**Description of the task:** Your reply should be one number: the count of lines holding the word "matplotlib".

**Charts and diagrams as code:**
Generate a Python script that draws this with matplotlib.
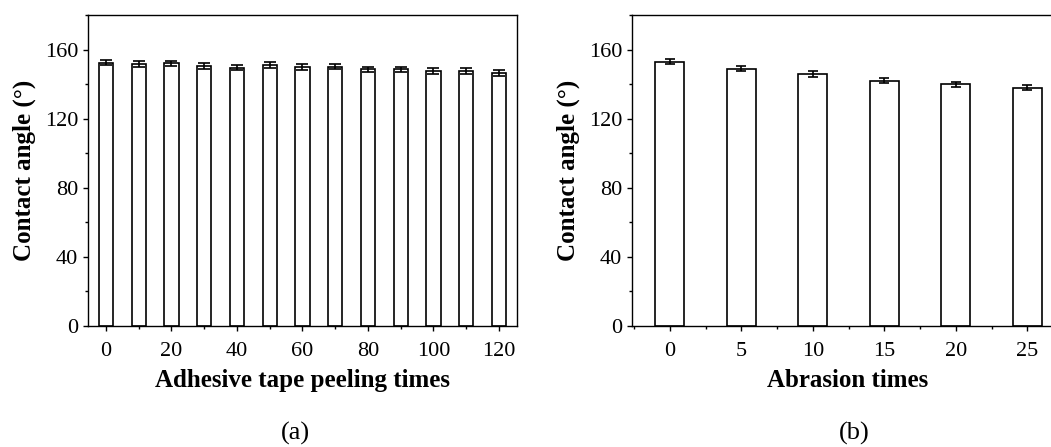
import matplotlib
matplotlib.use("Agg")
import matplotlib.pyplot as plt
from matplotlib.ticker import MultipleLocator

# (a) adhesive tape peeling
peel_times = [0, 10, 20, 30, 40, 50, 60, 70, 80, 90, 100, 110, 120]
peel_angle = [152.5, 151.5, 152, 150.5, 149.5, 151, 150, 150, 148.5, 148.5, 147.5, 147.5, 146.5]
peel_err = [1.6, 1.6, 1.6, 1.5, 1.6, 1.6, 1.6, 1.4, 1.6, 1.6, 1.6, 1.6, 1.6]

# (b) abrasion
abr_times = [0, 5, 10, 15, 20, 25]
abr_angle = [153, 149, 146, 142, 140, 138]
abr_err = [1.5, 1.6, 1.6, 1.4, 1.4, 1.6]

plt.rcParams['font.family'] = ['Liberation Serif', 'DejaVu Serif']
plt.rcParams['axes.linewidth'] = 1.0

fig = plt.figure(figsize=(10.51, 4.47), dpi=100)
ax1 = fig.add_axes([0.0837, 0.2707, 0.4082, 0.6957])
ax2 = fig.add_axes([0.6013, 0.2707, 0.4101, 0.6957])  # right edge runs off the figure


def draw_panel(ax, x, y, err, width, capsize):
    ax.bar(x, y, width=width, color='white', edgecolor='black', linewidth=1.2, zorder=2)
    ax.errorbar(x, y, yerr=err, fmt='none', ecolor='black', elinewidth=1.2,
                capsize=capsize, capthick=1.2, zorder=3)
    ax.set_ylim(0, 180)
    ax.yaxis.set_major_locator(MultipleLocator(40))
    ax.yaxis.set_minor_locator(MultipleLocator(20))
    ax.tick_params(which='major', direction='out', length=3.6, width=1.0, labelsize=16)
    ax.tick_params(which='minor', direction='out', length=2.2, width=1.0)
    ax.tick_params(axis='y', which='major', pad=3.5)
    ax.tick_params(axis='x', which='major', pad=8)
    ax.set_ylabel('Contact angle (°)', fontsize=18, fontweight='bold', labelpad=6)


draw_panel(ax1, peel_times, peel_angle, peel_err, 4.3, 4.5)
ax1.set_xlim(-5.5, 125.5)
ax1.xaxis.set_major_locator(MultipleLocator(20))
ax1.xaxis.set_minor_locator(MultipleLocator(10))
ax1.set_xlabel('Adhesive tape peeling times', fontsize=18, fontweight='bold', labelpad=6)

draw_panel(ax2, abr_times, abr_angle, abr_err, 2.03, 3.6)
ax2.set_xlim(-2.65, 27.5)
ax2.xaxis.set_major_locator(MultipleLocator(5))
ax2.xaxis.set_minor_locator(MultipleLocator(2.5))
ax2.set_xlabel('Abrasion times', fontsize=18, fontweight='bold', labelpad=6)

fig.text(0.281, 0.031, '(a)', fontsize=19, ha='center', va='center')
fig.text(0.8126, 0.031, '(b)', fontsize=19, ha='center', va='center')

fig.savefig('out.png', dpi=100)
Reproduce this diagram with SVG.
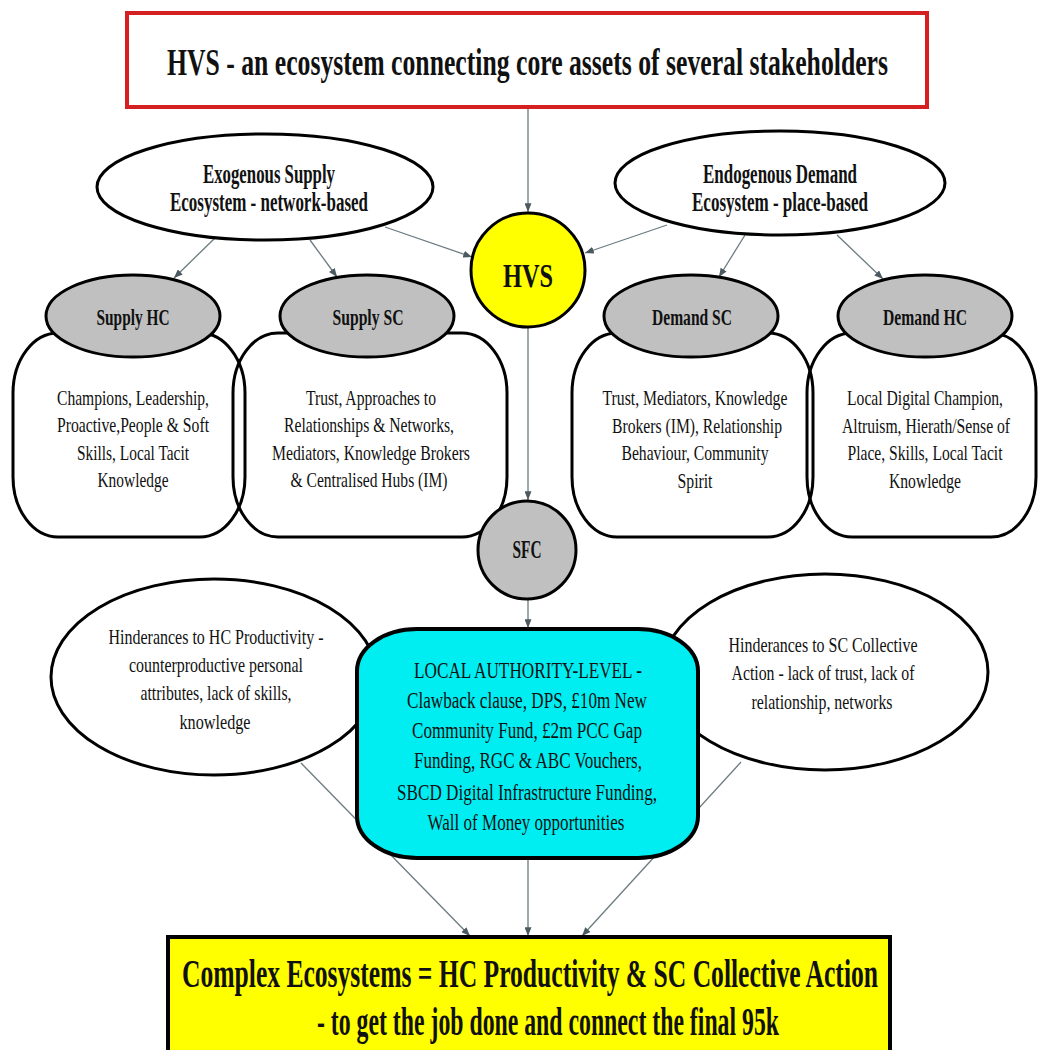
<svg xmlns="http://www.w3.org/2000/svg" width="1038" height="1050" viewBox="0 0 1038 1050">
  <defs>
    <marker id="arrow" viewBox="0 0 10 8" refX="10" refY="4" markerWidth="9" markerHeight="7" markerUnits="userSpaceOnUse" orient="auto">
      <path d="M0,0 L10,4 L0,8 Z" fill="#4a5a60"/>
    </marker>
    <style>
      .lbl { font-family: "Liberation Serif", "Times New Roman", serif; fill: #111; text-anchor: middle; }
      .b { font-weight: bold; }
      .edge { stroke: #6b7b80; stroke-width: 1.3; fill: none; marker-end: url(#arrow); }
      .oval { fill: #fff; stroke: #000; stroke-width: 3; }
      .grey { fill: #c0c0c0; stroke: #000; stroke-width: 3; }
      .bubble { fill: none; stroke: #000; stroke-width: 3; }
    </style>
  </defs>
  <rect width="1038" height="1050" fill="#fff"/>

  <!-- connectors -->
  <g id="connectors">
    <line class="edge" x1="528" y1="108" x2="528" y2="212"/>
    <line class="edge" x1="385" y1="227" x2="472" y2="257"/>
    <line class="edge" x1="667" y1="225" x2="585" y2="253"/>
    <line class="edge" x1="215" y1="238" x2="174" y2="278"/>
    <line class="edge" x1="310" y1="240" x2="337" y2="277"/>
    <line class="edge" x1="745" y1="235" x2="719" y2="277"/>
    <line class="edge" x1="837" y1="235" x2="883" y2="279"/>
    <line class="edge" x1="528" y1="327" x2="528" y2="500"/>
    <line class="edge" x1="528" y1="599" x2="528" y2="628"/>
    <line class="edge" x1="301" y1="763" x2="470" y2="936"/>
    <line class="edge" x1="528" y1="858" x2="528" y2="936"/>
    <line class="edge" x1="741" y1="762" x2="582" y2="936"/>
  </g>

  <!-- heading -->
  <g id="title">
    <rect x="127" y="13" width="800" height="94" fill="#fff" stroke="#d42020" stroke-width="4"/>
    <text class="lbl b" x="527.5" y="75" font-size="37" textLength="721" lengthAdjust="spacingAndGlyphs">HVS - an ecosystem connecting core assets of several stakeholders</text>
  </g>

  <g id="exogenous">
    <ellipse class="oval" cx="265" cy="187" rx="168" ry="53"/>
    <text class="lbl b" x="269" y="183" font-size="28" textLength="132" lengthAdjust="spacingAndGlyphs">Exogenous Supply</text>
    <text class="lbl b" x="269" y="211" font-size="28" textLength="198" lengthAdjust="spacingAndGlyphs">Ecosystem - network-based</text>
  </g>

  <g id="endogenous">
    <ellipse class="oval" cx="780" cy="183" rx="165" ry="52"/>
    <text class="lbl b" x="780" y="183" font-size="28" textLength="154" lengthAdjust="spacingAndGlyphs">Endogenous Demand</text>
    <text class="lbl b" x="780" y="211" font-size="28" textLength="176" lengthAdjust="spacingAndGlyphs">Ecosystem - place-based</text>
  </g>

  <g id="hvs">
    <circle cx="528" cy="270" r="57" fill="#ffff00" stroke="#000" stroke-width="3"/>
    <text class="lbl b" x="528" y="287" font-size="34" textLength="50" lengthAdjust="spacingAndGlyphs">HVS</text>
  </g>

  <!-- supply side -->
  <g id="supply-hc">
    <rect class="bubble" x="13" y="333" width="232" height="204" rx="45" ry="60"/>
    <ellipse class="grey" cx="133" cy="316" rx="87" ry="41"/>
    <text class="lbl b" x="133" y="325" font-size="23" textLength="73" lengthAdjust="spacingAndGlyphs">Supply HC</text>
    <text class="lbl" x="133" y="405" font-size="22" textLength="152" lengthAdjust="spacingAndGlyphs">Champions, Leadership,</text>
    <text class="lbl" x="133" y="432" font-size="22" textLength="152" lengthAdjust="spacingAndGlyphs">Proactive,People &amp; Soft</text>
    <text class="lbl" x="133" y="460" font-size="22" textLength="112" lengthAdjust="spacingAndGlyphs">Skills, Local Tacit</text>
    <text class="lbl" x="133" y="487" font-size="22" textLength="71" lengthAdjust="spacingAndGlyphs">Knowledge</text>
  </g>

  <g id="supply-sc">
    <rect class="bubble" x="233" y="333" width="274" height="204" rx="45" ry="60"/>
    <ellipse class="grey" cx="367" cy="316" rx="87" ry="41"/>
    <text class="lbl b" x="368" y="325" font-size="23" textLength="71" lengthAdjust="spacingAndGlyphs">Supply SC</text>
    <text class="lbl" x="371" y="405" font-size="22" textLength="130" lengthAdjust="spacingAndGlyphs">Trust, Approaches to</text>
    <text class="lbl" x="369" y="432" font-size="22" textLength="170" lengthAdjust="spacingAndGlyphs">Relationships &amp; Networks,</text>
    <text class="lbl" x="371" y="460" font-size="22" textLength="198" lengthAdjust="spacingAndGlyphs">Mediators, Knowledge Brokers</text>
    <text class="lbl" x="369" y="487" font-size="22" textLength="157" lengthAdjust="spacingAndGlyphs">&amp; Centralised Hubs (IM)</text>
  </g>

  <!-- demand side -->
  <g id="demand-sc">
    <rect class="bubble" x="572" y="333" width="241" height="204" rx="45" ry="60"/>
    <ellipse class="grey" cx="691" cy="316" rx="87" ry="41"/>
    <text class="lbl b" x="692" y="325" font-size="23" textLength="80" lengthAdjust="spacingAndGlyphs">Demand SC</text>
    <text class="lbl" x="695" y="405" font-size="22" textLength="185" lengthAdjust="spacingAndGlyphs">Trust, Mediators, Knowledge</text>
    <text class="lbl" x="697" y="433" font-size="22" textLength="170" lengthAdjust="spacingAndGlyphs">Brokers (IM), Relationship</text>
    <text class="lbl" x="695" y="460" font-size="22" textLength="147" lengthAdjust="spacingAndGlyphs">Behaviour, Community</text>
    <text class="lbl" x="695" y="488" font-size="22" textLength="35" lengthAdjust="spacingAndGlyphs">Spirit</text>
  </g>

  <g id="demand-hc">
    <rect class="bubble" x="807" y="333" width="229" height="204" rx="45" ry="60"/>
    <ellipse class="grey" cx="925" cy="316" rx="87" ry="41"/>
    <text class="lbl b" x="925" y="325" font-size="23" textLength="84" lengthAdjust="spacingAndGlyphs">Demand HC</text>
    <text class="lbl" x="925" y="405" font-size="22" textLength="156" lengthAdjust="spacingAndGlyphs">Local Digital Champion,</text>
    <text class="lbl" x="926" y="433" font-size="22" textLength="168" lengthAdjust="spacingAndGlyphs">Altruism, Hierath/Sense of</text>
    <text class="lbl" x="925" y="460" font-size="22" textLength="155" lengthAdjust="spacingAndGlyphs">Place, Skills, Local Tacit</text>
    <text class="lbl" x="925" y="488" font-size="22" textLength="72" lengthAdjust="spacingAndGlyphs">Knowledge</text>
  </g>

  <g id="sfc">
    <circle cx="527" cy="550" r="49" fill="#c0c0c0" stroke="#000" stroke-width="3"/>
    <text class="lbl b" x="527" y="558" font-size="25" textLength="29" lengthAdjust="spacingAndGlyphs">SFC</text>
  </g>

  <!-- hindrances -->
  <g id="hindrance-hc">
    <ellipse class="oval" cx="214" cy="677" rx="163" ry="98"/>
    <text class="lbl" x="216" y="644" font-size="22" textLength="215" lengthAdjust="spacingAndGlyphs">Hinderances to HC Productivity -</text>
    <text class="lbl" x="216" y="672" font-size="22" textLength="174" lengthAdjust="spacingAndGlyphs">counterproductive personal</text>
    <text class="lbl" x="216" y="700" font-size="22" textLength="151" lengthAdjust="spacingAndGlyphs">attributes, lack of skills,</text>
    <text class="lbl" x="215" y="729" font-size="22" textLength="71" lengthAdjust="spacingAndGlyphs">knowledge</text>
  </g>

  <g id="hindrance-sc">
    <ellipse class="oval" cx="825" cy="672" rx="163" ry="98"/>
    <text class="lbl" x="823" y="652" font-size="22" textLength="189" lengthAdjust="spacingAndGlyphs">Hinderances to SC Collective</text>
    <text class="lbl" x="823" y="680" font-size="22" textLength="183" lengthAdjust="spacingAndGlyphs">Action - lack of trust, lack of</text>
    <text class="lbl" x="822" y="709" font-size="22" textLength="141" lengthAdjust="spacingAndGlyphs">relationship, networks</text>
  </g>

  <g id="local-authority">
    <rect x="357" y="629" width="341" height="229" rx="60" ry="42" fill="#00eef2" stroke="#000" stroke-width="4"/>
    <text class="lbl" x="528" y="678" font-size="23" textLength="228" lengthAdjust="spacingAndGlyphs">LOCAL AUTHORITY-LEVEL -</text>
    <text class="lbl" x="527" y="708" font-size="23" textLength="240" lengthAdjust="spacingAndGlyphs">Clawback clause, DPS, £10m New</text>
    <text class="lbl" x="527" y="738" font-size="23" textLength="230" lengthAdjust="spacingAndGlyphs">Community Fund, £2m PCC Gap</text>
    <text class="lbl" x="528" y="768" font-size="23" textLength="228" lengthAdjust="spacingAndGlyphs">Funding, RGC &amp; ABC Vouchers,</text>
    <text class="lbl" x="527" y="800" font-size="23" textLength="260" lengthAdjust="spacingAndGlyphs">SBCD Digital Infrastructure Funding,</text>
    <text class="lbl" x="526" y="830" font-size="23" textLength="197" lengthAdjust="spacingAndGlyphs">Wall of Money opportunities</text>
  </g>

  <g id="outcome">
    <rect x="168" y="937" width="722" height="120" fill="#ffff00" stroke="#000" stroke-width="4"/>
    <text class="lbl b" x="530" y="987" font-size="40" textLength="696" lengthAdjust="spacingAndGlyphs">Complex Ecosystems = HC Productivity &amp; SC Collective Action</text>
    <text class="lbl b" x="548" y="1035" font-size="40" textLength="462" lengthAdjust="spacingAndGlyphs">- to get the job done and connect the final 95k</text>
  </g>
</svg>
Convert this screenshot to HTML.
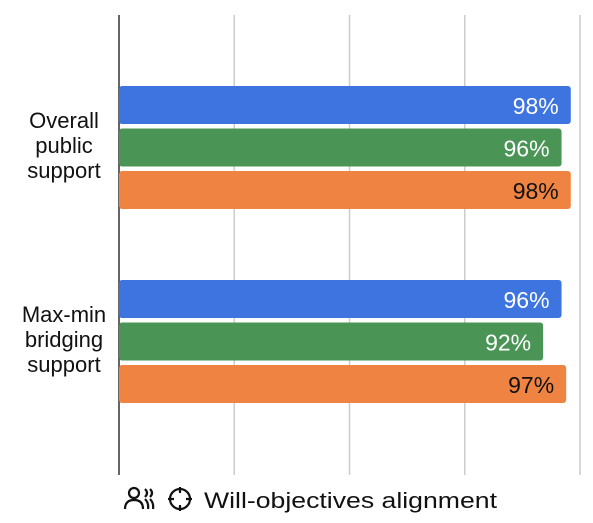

**Problem solution:** 5